• [Instructions to follow]: Pull out the lines running from the one with "Convert this diagram to TikZ code." to the one with "(0,0) rectangle (1276,741);", inclusive, word for word. Drop any picture.

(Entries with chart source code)
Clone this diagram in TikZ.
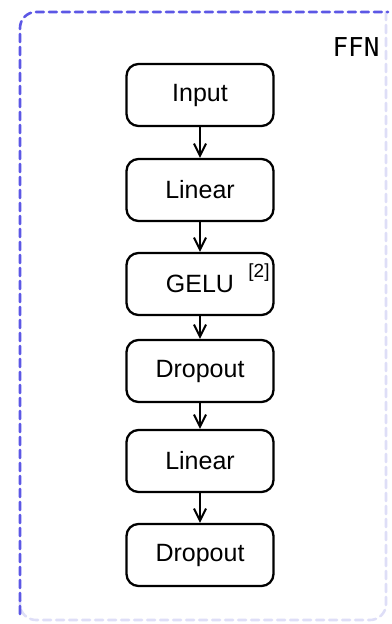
\documentclass[tikz,border=0pt]{standalone}
\usepackage{fontspec}
\setmainfont{Liberation Sans}
\setmonofont{DejaVu Sans Mono}
\usetikzlibrary{arrows.meta}
\definecolor{ffnblue}{rgb}{0.36,0.34,0.9}
\definecolor{ffnpale}{rgb}{0.87,0.87,0.97}

\begin{document}
\begin{tikzpicture}[line cap=round,line join=round,>={Straight Barb[length=6pt,width=6pt]},x=0.5pt,y=-0.5pt]
	\tikzset{blk/.style={draw,line width=1.15pt,rounded corners=6pt,minimum width=73.5pt,minimum height=31pt,font=\fontsize{12.5}{15}\selectfont}}
	\useasboundingbox (0,0) rectangle (391,624);
	% dashed frame of the block
	\draw[ffnpale,line width=1.3pt,dash pattern=on 4pt off 2.5pt,rounded corners=8pt] (386,12) -- (386,620) -- (20,620) -- (20,600);
	\draw[ffnblue,line width=1.3pt,dash pattern=on 4pt off 2.5pt,rounded corners=8pt] (20,614) -- (20,12) -- (388,12);
	\node[font=\ttfamily\fontsize{13}{15}\selectfont] (ffn) at (356,47) {FFN};
	% layers
	\node[blk] (inp) at (200,95) {Input};
	\node[blk] (lin1) at (200,190) {Linear};
	\node[blk] (gelu) at (200,284) {GELU};
	\node[font=\fontsize{9.5}{11}\selectfont] (ref) at (259,273) {[2]};
	\node[blk] (drop1) at (200,371) {Dropout};
	\node[blk] (lin2) at (200,461) {Linear};
	\node[blk] (drop2) at (200,555) {Dropout};
	\foreach \a/\b in {inp/lin1,lin1/gelu,gelu/drop1,drop1/lin2,lin2/drop2}
	\draw[->,line width=1pt] (\a) -- (\b);
\end{tikzpicture}
\end{document}
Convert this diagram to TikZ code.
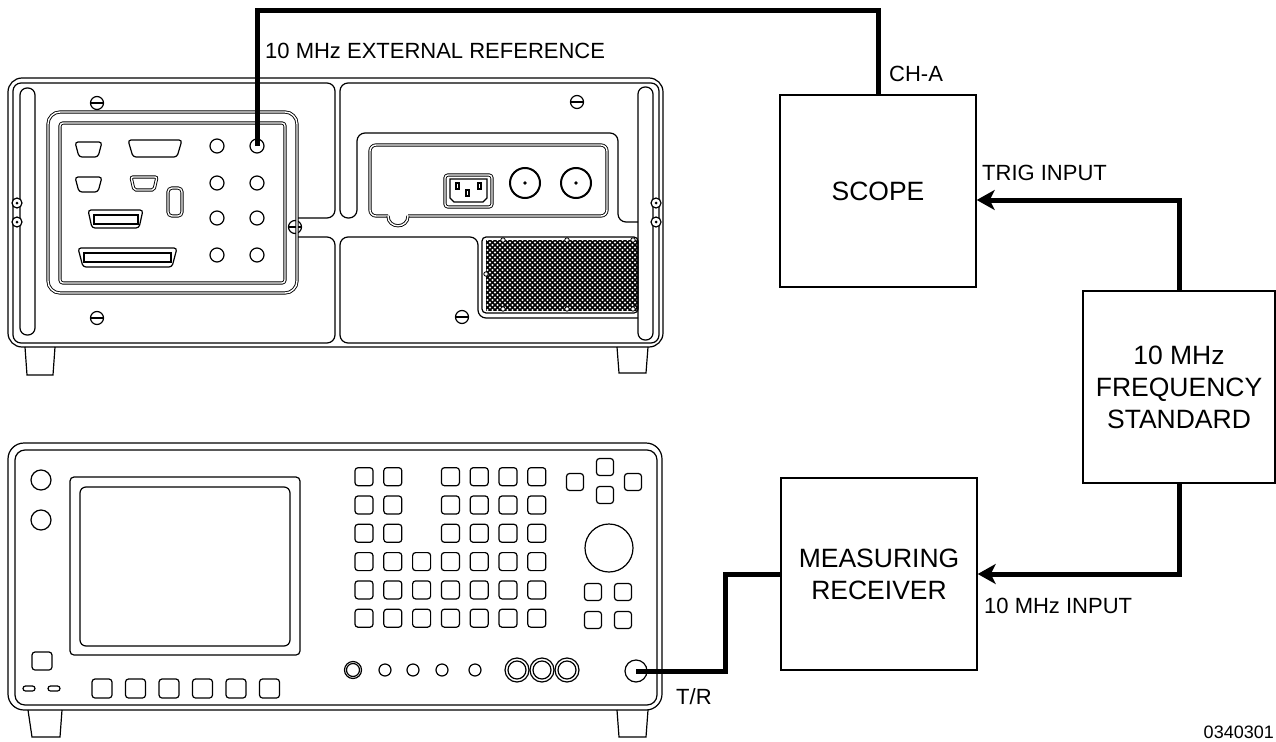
\documentclass[tikz,border=0pt]{standalone}
\usepackage{fontspec}
\setmainfont{Liberation Sans}
\usetikzlibrary{arrows.meta}
\tikzset{
	part/.style={line width=1.2pt},
	recess/.style={line width=0.9pt, double, double distance=1.4pt},
	key/.style={line width=1.2pt, rounded corners=3pt},
	cable/.style={line width=5pt},
	feed/.style={cable, -{Stealth[length=18pt,width=20pt,inset=5pt]}},
	unit/.style={draw, line width=1.4pt, minimum height=192pt, align=center, font=\fontsize{26.5}{32}\selectfont},
	tag/.style={inner sep=0pt, font=\fontsize{22}{26}\selectfont},
}
\begin{document}
\begin{tikzpicture}[x=1pt,y=-1pt]
		\useasboundingbox (0,0) rectangle (1276,741);

		% rear panel
		\draw[part, rounded corners=14pt] (8,78) rectangle (663,347);
		\draw[part, rounded corners=8pt] (297,218) -- (335,218) -- (335,83) -- (13,83) -- (13,343) -- (335,343) -- (335,237) -- (297,237);
		\draw[part, rounded corners=8pt] (638,222) -- (618,222) -- (618,133) -- (357,133) -- (357,218) -- (340,218) -- (340,83) -- (659,83) -- (659,343) -- (340,343) -- (340,237) -- (478,237) -- (478,318) -- (638,318);
		\draw[part, rounded corners=7pt] (20,88) rectangle (35,335);
		\draw[part, rounded corners=7pt] (638,87) rectangle (653,340);
		\foreach \y in {203,222} {
			\draw[part, fill=white] (17,\y) circle (5);
			\fill (17,\y) circle (1.5);
			\draw[part, fill=white] (656,\y) circle (5);
			\fill (656,\y) circle (1.5);
		}
		\draw[part] (25,347) -- (27,375) -- (53,375) -- (55,347);
		\draw[part] (617,347) -- (619,373) -- (646,373) -- (648,347);
		\foreach \p in {(97,103),(97,318),(577,102),(462,317),(295,227)} {
			\draw[part, fill=white] \p circle (6.5);
			\draw[part] \p ++(-6.5,0) -- ++(13,0);
		}

		\draw[recess, rounded corners=12pt] (48,112) rectangle (297,293);
		\draw[recess, rounded corners=3pt] (60,123) rectangle (285,283);
		\draw[part, rounded corners=3pt] (75,142) -- (102,142) -- (98,157) -- (79,157) -- cycle;
		\draw[part, rounded corners=3pt] (128,140) -- (182,140) -- (177,157) -- (133,157) -- cycle;
		\draw[part, rounded corners=3pt] (75,177) -- (102,177) -- (98,192) -- (79,192) -- cycle;
		\draw[recess, rounded corners=2pt] (131,177) -- (157,177) -- (154,190) -- (134,190) -- cycle;
		\draw[recess, rounded corners=4pt] (168,188) rectangle (182,216);
		\draw[part, rounded corners=3pt] (88,210) -- (143,210) -- (139,228) -- (92,228) -- cycle;
		\draw[part] (94,215) rectangle (138,224);
		\draw[part, rounded corners=3pt] (78,248) -- (177,248) -- (172,267) -- (83,267) -- cycle;
		\draw[part] (84,253) rectangle (171,262);
		\foreach \x in {217,257}
			\foreach \y in {146,183,218,255}
				\draw[part] (\x,\y) circle (7);

		\draw[recess, rounded corners=6pt] (388,216) -- (370,216) -- (370,145) -- (607,145) -- (607,216) -- (408,216);
		\draw[recess] (388,216) .. controls (388,229) and (408,229) .. (408,216);
		\draw[recess, rounded corners=3pt] (445,175) rectangle (492,207);
		\draw[part] (450,179) -- (487,179) -- (487,198) -- (483,202) -- (454,202) -- (450,198) -- cycle;
		\draw[part] (456,183) rectangle ++(3,6);
		\draw[part] (466,190) rectangle ++(3,6);
		\draw[part] (478,183) rectangle ++(3,6);
		\foreach \x in {525,576} {
			\draw[line width=2pt] (\x,183) circle (15);
			\fill (\x,183) circle (1.8);
		}

		\begin{scope}
			\clip (486,240) rectangle (638,310);
			\foreach \i in {410,415,...,720} {
				\draw[line width=1.5pt] (\i,240) -- ++(75,75);
				\draw[line width=1.5pt] (\i,240) -- ++(-75,75);
			}
		\end{scope}
		\draw[part, rounded corners=4pt] (482,237) rectangle (638,313);
		\foreach \p in {(503,240),(567,240),(633,240),(503,309),(567,309),(633,309),(486,274)}
			\draw[line width=0.8pt, fill=white] \p circle (2.2);

		% front panel
		\draw[part, rounded corners=16pt] (8,443) rectangle (662,710);
		\draw[part, rounded corners=10pt] (15,450) rectangle (657,705);
		\draw[part] (28,710) -- (32,737) -- (60,737) -- (62,710);
		\draw[part] (617,710) -- (619,737) -- (646,737) -- (648,710);
		\draw[part] (41,480) circle (10);
		\draw[part] (41,520) circle (10);
		\draw[part, rounded corners=4pt] (70,477) rectangle (300,655);
		\draw[part, rounded corners=6pt] (80,487) rectangle (290,646);
		\draw[key] (32,652) rectangle (52,670);
		\draw[part, rounded corners=2.5pt] (23,686) rectangle (35,691);
		\draw[part, rounded corners=2.5pt] (48,686) rectangle (60,691);
		\foreach \c in {0,...,5}
			\draw[key] ({92+33.5*\c},679) rectangle ++(20,19);
		\foreach \c in {0,1,3,4,5,6}
			\foreach \r in {0,1,2}
				\draw[key] ({355+28.8*\c},{467.7+28.3*\r}) rectangle ++(18,18);
		\foreach \c in {0,...,6}
			\foreach \r in {3,4,5}
				\draw[key] ({355+28.8*\c},{467.7+28.3*\r}) rectangle ++(18,18);
		\foreach \p in {(575,482),(605,467),(633,482),(605,495),(593,592),(623,592),(593,620),(623,620)}
			\draw[key] \p ++(-8.5,-8.5) rectangle ++(17,17);
		\draw[part] (609,548) circle (24);
		\draw[part] (353,670) circle (8.5);
		\draw[part] (353,670) circle (6.5);
		\foreach \x in {385,413,442,475}
			\draw[part] (\x,670) circle (6);
		\foreach \x in {517,542,567} {
			\draw[part] (\x,670) circle (12);
			\draw[part] (\x,670) circle (9);
		}

		% bench set-up
		\node[unit, minimum width=196pt] (scope) at (878,191) {SCOPE};
		\node[unit, minimum width=192pt] (freqstd) at (1179,387) {10 MHz\\FREQUENCY\\STANDARD};
		\node[unit, minimum width=196pt] (receiver) at (879,574) {MEASURING\\RECEIVER};
		\coordinate (extref) at (257,146);
		\coordinate (tr) at (636,671);

		\draw[cable] (extref) -- ++(0,-135) -| (scope.north);
		\draw[feed] (freqstd.north) |- ([yshift=-9pt]scope.east);
		\draw[feed] (freqstd.south) |- (receiver.east);
		\draw[cable] (receiver.west) -- ++(-55,0) |- (tr);
		\draw[part] (tr) circle (11);

		\node[tag, anchor=base west] (extlbl) at (265,59) {10 MHz EXTERNAL REFERENCE};
		\node[tag, anchor=base west] (chlbl) at (889,82) {CH-A};
		\node[tag, anchor=base west] (triglbl) at (982,180) {TRIG INPUT};
		\node[tag, anchor=base west] (inlbl) at (984,613) {10 MHz INPUT};
		\node[tag, anchor=base west] (trlbl) at (676,704) {T/R};
		\node[tag, anchor=base east, font=\fontsize{18}{22}\selectfont] (figno) at (1274,738) {0340301};
\end{tikzpicture}
\end{document}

• [Exercise response]:
Convert this diagram to TikZ code.
\documentclass[tikz,border=0pt]{standalone}
\usepackage{fontspec}
\setmainfont{Liberation Sans}
\usetikzlibrary{arrows.meta}
\tikzset{
	part/.style={line width=1.2pt},
	recess/.style={line width=0.9pt, double, double distance=1.4pt},
	key/.style={line width=1.2pt, rounded corners=3pt},
	cable/.style={line width=5pt},
	feed/.style={cable, -{Stealth[length=18pt,width=20pt,inset=5pt]}},
	unit/.style={draw, line width=1.4pt, minimum height=192pt, align=center, font=\fontsize{26.5}{32}\selectfont},
	tag/.style={inner sep=0pt, font=\fontsize{22}{26}\selectfont},
}
\begin{document}
\begin{tikzpicture}[x=1pt,y=-1pt]
		\useasboundingbox (0,0) rectangle (1276,741);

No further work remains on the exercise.